In traditional Chinese culture, the lot of a deaf child could be tragic—but John Yeh and his younger sister Fanny were blessed—they were born into a family that cherished and encouraged them. Yu Yeh, a civil engineer, and his wife Lin had fled mainland China in 1945, before the 1949 Communist takeover. John and Fanny had three older brothers—James, Jeffrey, and Joseph—all of whom would later play important roles in John's career, as did Fanny. Seeking better educational opportunities for their children, the Yehs emigrated from Hong Kong to Brazil, then to the U.S. John and Fanny were enrolled at KDES. He learned English from scratch. Three years later, he graduated with the other 18-year-olds.
At Gallaudet College, John founded the Rathskeller, for many years a favorite student hangout. He also met and married Marry Gibbs, a teacher. They have two daughters—Mei Ling-Hui (Deaf), Ming Hui-Chung (who has Down's syndrome)—and a son, Jason Tai-Wei (Deaf).
When John graduated from Gallaudet College in 1971, his original ambition was to teach high-school math, but he kept getting turned down. Sometimes he was told it was his English, other times he was told because he was deaf. He enrolled in the Master's program in Computer Science at University of Maryland, its first and only deaf student. He had to make his own arrangements for interpreters and notetakers, and worked very hard. He earned his Master's degree in Computer science in 1973, and then became a U.S. citizen.
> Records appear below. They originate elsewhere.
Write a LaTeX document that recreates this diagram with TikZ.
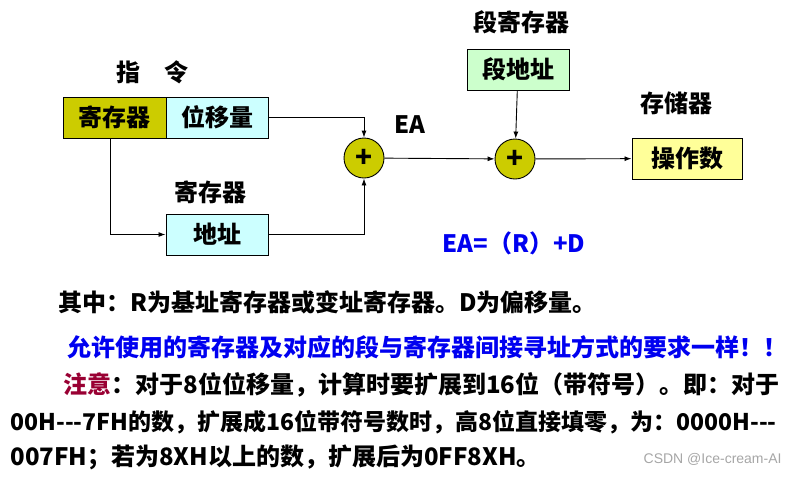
\documentclass[tikz,border=0pt]{standalone}
\usepackage{fontspec}
\setmainfont{Noto Sans CJK SC}
\newfontfamily\markfont{Liberation Sans}
\usetikzlibrary{arrows.meta,positioning}
\definecolor{regOlive}{RGB}{204,204,0}
\definecolor{softCyan}{RGB}{204,255,255}
\definecolor{softGreen}{RGB}{204,255,204}
\definecolor{softYellow}{RGB}{255,255,153}
\definecolor{deepBlue}{RGB}{0,0,240}
\definecolor{deepRed}{RGB}{153,0,51}

\begin{document}
\begin{tikzpicture}[x=1pt, y=-1pt, >={Latex[length=7pt,width=5pt]}, line width=0.9pt,
    every node/.style={font=\bfseries\fontsize{24}{28}\selectfont, inner sep=0pt},
    field/.style={draw, rectangle, minimum height=41pt, line width=1pt},
    adder/.style={draw, circle, fill=regOlive, minimum size=40pt, font=\bfseries\fontsize{28}{28}\selectfont}]
    \useasboundingbox (0,0) rectangle (798,483);

    % instruction fields
    \node (INSTR) at (152,72) {指\hspace{1em}令};
    \node[field, fill=regOlive, minimum width=103pt] (REG) at (114.5,117.5) {寄存器};
    \node[field, fill=softCyan, minimum width=102pt] (DISP) at (217,117.5) {位移量};

    \node (REGLBL) at (210,192) {寄存器};
    \node[field, fill=softCyan, minimum width=102pt] (ADDR) at (217,234.5) {地址};

    % adders
    \node[adder] (ADD1) at (364,158) {+};
    \node (EALBL) at (410,125) {EA};
    \node[adder] (ADD2) at (515,159) {+};

    \node (SEGLBL) at (521,22) {段寄存器};
    \node[field, fill=softGreen, minimum width=102pt] (SEG) at (518,69.5) {段地址};

    \node (MEMLBL) at (676,103) {存储器};
    \node[field, fill=softYellow, minimum width=110pt] (OPND) at (687,158.5) {操作数};

    \node[text=deepBlue] (FORMULA) at (514,243) {EA=（R）+D};

    \draw[->] (DISP.east) -| (ADD1.north);
    \draw[->] (ADDR.east) -| (ADD1.south);
    \draw[->] ([xshift=-4pt]REG.south) |- (ADDR.west);
    \draw[->] (ADD1) -- (ADD2);
    \draw[->] (SEG) -- (ADD2);
    \draw[->] (ADD2) -- (OPND);

    % notes
    \node[anchor=west] (NOTE1) at (58,302) {其中：R为基址寄存器或变址寄存器。D为偏移量。};
    \node[anchor=west, text=deepBlue] (NOTE2) at (67,347) {允许使用的寄存器及对应的段与寄存器间接寻址方式的要求一样！！};
    \node[anchor=west] (NOTE3) at (63,385) {\textcolor{deepRed}{注意}：对于8位位移量，计算时要扩展到16位（带符号）。即：对于};
    \node[anchor=west, font=\bfseries\fontsize{23}{28}\selectfont] (NOTE4) at (10,422) {00H-{}-{}-7FH的数，扩展成16位带符号数时，高8位直接填零，为：0000H-{}-{}-};
    \node[anchor=west] (NOTE5) at (10,457) {007FH；若为8XH以上的数，扩展后为0FF8XH。};
    \node[anchor=east, text=black!35, font=\markfont\fontsize{14}{16}\selectfont] (MARK) at (782,459) {CSDN @Ice-cream-AI};
\end{tikzpicture}
\end{document}
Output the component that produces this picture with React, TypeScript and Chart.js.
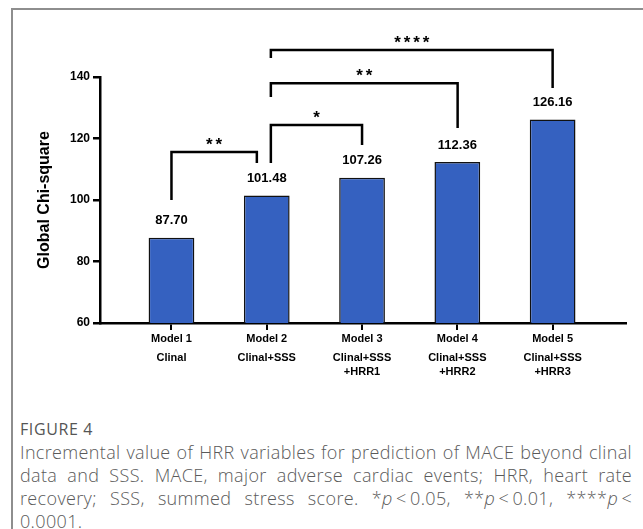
import React, { useEffect, useRef } from "react";
import { Chart, registerables } from "chart.js";

Chart.register(...registerables);

const modelLabels = ["Model 1", "Model 2", "Model 3", "Model 4", "Model 5"];
const subLabels = [
  ["Clinal"],
  ["Clinal+SSS"],
  ["Clinal+SSS", "+HRR1"],
  ["Clinal+SSS", "+HRR2"],
  ["Clinal+SSS", "+HRR3"],
];
const chiSquare = [87.7, 101.48, 107.26, 112.36, 126.16];
const yTicks = [60, 80, 100, 120, 140];

// significance brackets: [xFrom, xTo] in model positions, [leftFoot, top, rightFoot] in chi-square units
const bracketFrom = [1.0, 2.043, 2.043, 2.043];
const bracketTo = [1.896, 3.0, 4.003, 5.0];
const bracketLeftFoot = [100.0, 112.0, 133.5, 146.2];
const bracketTop = [115.6, 124.4, 138.0, 148.8];
const bracketRightFoot = [112.0, 117.9, 123.4, 136.4];
const bracketStars = ["**", "*", "**", "****"];

const FONT = "'Liberation Sans', Arial, Helvetica, sans-serif";

const annotationPlugin = {
  id: "annotations",
  afterDatasetsDraw(chart: any) {
    const ctx = chart.ctx;
    const xs = chart.scales.x;
    const ys = chart.scales.y;
    const meta = chart.getDatasetMeta(0);
    ctx.save();
    ctx.fillStyle = "#000";
    ctx.font = `bold 13px ${FONT}`;
    ctx.textAlign = "center";
    ctx.textBaseline = "middle";
    meta.data.forEach((bar: any, i: number) => {
      ctx.fillText(chiSquare[i].toFixed(2), bar.x, bar.y - 17);
    });
    ctx.strokeStyle = "#000";
    ctx.lineWidth = 2.5;
    ctx.lineJoin = "miter";
    ctx.lineCap = "butt";
    for (let i = 0; i < bracketFrom.length; i++) {
      const xl = xs.getPixelForValue(bracketFrom[i]);
      const xr = xs.getPixelForValue(bracketTo[i]);
      const yl = ys.getPixelForValue(bracketLeftFoot[i]);
      const yt = ys.getPixelForValue(bracketTop[i]);
      const yr = ys.getPixelForValue(bracketRightFoot[i]);
      ctx.beginPath();
      ctx.moveTo(xl, yl);
      ctx.lineTo(xl, yt);
      ctx.lineTo(xr, yt);
      ctx.lineTo(xr, yr);
      ctx.stroke();
      const stars = bracketStars[i];
      const cx = (xl + xr) / 2;
      ctx.font = `bold 17px ${FONT}`;
      ctx.textBaseline = "alphabetic";
      const n = stars.length;
      for (let k = 0; k < n; k++) {
        ctx.fillText("*", cx + (k - (n - 1) / 2) * 9.5, yt - 2);
      }
    }
    ctx.restore();
  },
};

const positions = () => chiSquare.map((_, i) => ({ value: i + 1 }));

export default function App() {
  const ref = useRef<HTMLCanvasElement | null>(null);
  useEffect(() => {
    if (!ref.current) return;
    const chart = new Chart(ref.current, {
      type: "bar",
      data: {
        datasets: [
          {
            data: chiSquare.map((v, i) => ({ x: i + 1, y: v })),
            backgroundColor: "#3561c0",
            borderColor: "#111",
            borderWidth: 1.5,
            barPercentage: 0.48,
            categoryPercentage: 1,
          },
        ],
      },
      options: {
        animation: false,
        responsive: false,
        maintainAspectRatio: false,
        layout: { padding: { left: 0, top: 77, right: 17, bottom: 17 } },
        plugins: { legend: { display: false }, tooltip: { enabled: false } },
        scales: {
          x: {
            type: "linear",
            position: "bottom",
            weight: 0,
            min: 0.25,
            max: 5.77,
            offset: false,
            afterBuildTicks: (s: any) => {
              s.ticks = positions();
            },
            afterFit: (s: any) => {
              s.height = 20;
            },
            ticks: {
              autoSkip: false,
              maxRotation: 0,
              padding: 2,
              color: "#000",
              font: { family: FONT, size: 11, weight: "bold" },
              callback: (v: any) => modelLabels[Math.round(v) - 1] ?? "",
            },
            grid: {
              offset: false,
              drawOnChartArea: false,
              drawTicks: true,
              tickLength: 7,
              color: "#000",
              lineWidth: 2,
            },
            border: { display: true, color: "#000", width: 2.5 },
          },
          x2: {
            type: "linear",
            position: "bottom",
            weight: 1,
            min: 0.25,
            max: 5.77,
            offset: false,
            afterBuildTicks: (s: any) => {
              s.ticks = positions();
            },
            afterFit: (s: any) => {
              s.height = 40;
            },
            ticks: {
              autoSkip: false,
              maxRotation: 0,
              padding: 8,
              color: "#000",
              font: { family: FONT, size: 11, weight: "bold", lineHeight: "14px" },
              callback: (v: any) => subLabels[Math.round(v) - 1] ?? "",
            },
            grid: { display: false, drawTicks: false },
            border: { display: false },
          },
          y: {
            min: yTicks[0],
            max: yTicks[yTicks.length - 1],
            afterBuildTicks: (s: any) => {
              s.ticks = yTicks.map((v) => ({ value: v }));
            },
            afterFit: (s: any) => {
              s.width = 100;
            },
            ticks: {
              padding: 3,
              color: "#000",
              font: { family: FONT, size: 12, weight: "bold" },
            },
            grid: {
              drawOnChartArea: false,
              drawTicks: true,
              tickLength: 7,
              color: "#000",
              lineWidth: 2.5,
            },
            border: { display: true, color: "#000", width: 2.5 },
            title: {
              display: true,
              text: "Global Chi-square",
              color: "#000",
              font: { family: FONT, size: 16, weight: "bold" },
              padding: { top: 35, bottom: 0 },
            },
          },
        },
      } as any,
      plugins: [annotationPlugin],
    });
    return () => chart.destroy();
  }, []);

  const captionFont = "'Open Sans', 'Noto Sans', sans-serif";
  const lineStyle: React.CSSProperties = {
    textAlign: "justify",
    textAlignLast: "justify",
    height: 23,
    lineHeight: "23px",
  };
  const ts = "\u2009";
  return (
    <div
      style={{
        position: "fixed",
        left: 0,
        top: 0,
        width: 643,
        height: 529,
        background: "#fff",
        overflow: "hidden",
      }}
    >
      <div
        style={{
          position: "absolute",
          left: 11,
          top: 8,
          width: 700,
          height: 600,
          borderTop: "2px solid #8e8e8e",
          borderLeft: "2px solid #8e8e8e",
        }}
      />
      <canvas
        ref={ref}
        width={643}
        height={400}
        style={{ position: "absolute", left: 0, top: 0, width: 643, height: 400 }}
      />
      <div
        style={{
          position: "absolute",
          left: 20,
          top: 418,
          width: 612,
          fontFamily: captionFont,
          color: "#5a5a5a",
        }}
      >
        <div
          style={{
            fontSize: 16,
            lineHeight: "23px",
            height: 23,
            fontWeight: 400,
            letterSpacing: "0.6px",
            color: "#555",
          }}
        >
          FIGURE 4
        </div>
        <div style={{ fontSize: 18, fontWeight: 300, letterSpacing: "0.35px" }}>
          <div style={lineStyle}>
            Incremental value of HRR variables for prediction of MACE beyond clinal
          </div>
          <div style={lineStyle}>
            data and SSS. MACE, major adverse cardiac events; HRR, heart rate
          </div>
          <div style={lineStyle}>
            recovery; SSS, summed stress score. *<i>p</i>{ts}&lt;{ts}0.05, **<i>p</i>{ts}&lt;{ts}0.01, ****<i>p</i>{ts}&lt;
          </div>
          <div style={{ height: 23, lineHeight: "23px" }}>0.0001.</div>
        </div>
      </div>
    </div>
  );
}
Unable to find a job, he reluctantly returned to Gallaudet, working as a computer programmer. His brothers were all thriving in the newly-flourishing computer field. He finally decided to start his own company, developing and selling software. He asked his brothers for assistance. In 1979, after some considerable financial struggle, John managed to obtain a small SBA loan and, in partnership with his brothers, founded Integrated Microcomputer Systems., based in Rockville, Maryland. They started off on a shoestring—but by 1985, they had to find larger quarters. By 1991, IMS had more than 400 employees. Clients included governmental agencies, commercial, and international clients. IMS was noted for its comfortable, inclusive, Deaf-friendly, and diverse environment. Even though he was now wealthy, John continued living in the same housing development with his parents and brothers. His office door was open to all employees.
In 1996, IMS was sold to CACI International, the large info-tech corporation. John founded the National Asian Deaf Congress, and was involved in a variety of business ventures. He also joined Gallaudet University's Board of Trustees, serving for 12 years—the first Deaf Asian-American Board member.
In 2001, he founded Viable Technologies, proving CART (computer-assisted real-time transcription) services for deaf college students. In 2006, he founded Viable, Inc., a telecommunications company. It offers ViableVRS (remote video-relay interpreting services), Viable Vision (downloadable videophone), and unveiled its newest product, the VPAD, the first wireless videophone, this past January. Two of John's brothers are involved with Viable, as are Mei and Jason. (Ming lives nearby, and works in a hospital.) Notably, the majority of Viable's employees are deaf and hard-of-hearing, including several Gallaudet University and NTID/RIT alumni.
Although he notes that Deaf Asian-Americans tend to be "traditionalistic," he sees opportunities opening up—and he's pleased to have had the chance to turn his earlier frustrations and struggles into "a positive contribution."